*Given request*:
Work through the data and report how many lines include the string "matplotlib", giving the number alone.
----------
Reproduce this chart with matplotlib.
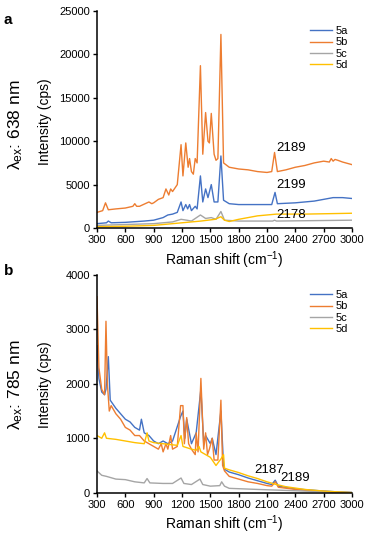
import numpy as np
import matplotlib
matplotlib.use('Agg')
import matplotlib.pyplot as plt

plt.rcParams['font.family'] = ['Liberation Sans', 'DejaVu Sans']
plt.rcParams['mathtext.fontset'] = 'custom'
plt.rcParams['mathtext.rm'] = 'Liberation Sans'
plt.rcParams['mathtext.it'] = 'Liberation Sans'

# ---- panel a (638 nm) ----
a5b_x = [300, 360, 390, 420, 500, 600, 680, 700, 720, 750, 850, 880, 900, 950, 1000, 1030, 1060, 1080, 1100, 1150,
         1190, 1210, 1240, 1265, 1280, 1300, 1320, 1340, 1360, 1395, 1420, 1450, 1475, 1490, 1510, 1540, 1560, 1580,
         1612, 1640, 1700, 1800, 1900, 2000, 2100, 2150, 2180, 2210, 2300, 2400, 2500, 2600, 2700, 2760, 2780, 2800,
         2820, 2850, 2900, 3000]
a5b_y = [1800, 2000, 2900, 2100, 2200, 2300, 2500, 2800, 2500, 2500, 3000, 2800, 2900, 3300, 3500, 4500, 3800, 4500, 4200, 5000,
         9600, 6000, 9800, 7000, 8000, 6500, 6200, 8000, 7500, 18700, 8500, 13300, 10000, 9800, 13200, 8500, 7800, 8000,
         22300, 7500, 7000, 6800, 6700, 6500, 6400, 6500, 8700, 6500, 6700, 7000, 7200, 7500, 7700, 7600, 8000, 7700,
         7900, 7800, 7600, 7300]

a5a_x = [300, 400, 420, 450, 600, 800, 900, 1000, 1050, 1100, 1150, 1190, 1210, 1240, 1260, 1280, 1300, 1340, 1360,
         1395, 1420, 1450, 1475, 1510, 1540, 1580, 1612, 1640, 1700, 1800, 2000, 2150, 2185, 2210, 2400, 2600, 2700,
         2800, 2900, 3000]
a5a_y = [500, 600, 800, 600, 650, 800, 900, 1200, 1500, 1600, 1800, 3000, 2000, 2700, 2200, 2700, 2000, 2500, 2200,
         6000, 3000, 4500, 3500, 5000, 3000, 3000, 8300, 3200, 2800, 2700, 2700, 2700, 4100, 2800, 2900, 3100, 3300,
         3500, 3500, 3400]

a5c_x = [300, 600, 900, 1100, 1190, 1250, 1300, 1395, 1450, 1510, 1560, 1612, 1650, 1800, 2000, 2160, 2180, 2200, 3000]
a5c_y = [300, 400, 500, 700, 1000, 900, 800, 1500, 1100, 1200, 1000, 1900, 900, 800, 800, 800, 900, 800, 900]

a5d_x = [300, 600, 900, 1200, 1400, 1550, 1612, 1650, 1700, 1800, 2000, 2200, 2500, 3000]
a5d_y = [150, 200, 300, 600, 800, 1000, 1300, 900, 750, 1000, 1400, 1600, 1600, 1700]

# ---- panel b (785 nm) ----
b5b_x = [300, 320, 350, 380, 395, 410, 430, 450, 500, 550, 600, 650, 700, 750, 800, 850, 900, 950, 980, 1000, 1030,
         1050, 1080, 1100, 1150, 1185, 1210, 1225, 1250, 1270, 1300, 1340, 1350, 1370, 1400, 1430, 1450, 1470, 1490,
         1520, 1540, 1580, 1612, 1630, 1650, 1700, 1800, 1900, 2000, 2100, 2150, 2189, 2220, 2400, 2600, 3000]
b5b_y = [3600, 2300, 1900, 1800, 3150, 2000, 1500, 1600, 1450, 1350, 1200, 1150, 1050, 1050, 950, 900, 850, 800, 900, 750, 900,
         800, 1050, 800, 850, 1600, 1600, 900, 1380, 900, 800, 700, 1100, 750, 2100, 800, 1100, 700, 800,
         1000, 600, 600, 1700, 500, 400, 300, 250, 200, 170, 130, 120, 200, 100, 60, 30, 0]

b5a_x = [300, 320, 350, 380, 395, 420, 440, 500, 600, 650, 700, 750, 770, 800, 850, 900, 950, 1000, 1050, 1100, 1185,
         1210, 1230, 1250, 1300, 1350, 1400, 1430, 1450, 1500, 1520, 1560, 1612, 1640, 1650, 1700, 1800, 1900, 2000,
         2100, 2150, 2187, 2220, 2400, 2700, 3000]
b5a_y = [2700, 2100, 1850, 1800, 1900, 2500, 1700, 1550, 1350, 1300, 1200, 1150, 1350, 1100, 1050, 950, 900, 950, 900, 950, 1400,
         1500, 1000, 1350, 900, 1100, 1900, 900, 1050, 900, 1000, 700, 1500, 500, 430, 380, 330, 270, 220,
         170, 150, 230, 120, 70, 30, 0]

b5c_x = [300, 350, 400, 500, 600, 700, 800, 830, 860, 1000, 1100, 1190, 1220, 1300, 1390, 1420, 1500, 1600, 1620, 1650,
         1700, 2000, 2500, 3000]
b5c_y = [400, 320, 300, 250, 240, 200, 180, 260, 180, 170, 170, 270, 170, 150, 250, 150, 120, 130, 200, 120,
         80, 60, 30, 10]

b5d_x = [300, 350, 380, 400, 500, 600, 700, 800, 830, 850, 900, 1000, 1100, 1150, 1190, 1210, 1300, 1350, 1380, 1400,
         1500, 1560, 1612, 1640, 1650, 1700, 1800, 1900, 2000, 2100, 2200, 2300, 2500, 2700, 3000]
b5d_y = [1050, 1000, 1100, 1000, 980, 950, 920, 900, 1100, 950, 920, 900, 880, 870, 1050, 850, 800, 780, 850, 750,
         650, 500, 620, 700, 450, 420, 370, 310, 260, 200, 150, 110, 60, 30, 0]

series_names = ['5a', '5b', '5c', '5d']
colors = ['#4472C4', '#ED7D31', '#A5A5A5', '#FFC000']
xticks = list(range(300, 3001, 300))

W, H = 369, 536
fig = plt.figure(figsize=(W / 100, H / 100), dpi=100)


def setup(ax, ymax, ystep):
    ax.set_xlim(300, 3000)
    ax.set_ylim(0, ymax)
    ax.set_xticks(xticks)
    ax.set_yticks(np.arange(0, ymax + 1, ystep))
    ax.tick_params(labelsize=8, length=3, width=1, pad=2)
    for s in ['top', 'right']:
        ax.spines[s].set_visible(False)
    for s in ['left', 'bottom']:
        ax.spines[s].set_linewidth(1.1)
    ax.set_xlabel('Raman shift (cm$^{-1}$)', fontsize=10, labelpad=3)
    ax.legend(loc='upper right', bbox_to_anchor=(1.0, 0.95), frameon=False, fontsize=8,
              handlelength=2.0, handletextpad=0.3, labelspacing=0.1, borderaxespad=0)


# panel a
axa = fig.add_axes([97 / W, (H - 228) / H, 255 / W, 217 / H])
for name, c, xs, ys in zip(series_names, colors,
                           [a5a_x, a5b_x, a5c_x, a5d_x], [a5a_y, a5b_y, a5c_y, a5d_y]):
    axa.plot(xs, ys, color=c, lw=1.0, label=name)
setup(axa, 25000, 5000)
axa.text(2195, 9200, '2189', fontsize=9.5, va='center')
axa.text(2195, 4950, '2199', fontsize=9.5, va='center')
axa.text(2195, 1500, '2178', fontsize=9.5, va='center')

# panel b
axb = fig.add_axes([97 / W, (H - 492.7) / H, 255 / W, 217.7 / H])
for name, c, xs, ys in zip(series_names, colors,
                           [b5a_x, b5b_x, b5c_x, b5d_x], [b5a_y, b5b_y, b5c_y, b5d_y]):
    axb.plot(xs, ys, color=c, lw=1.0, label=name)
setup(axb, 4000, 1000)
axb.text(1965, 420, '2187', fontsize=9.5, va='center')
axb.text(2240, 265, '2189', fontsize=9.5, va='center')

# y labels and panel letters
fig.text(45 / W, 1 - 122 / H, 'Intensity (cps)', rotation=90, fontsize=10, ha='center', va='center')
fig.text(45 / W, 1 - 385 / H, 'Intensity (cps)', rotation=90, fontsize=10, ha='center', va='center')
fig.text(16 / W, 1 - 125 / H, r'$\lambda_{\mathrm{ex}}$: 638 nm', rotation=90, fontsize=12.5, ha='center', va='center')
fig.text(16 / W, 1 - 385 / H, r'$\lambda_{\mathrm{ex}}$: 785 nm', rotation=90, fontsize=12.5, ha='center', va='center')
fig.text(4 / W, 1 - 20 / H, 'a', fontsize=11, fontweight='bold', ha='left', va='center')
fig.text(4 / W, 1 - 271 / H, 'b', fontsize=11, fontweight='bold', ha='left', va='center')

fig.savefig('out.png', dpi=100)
----------
*Task result*:
4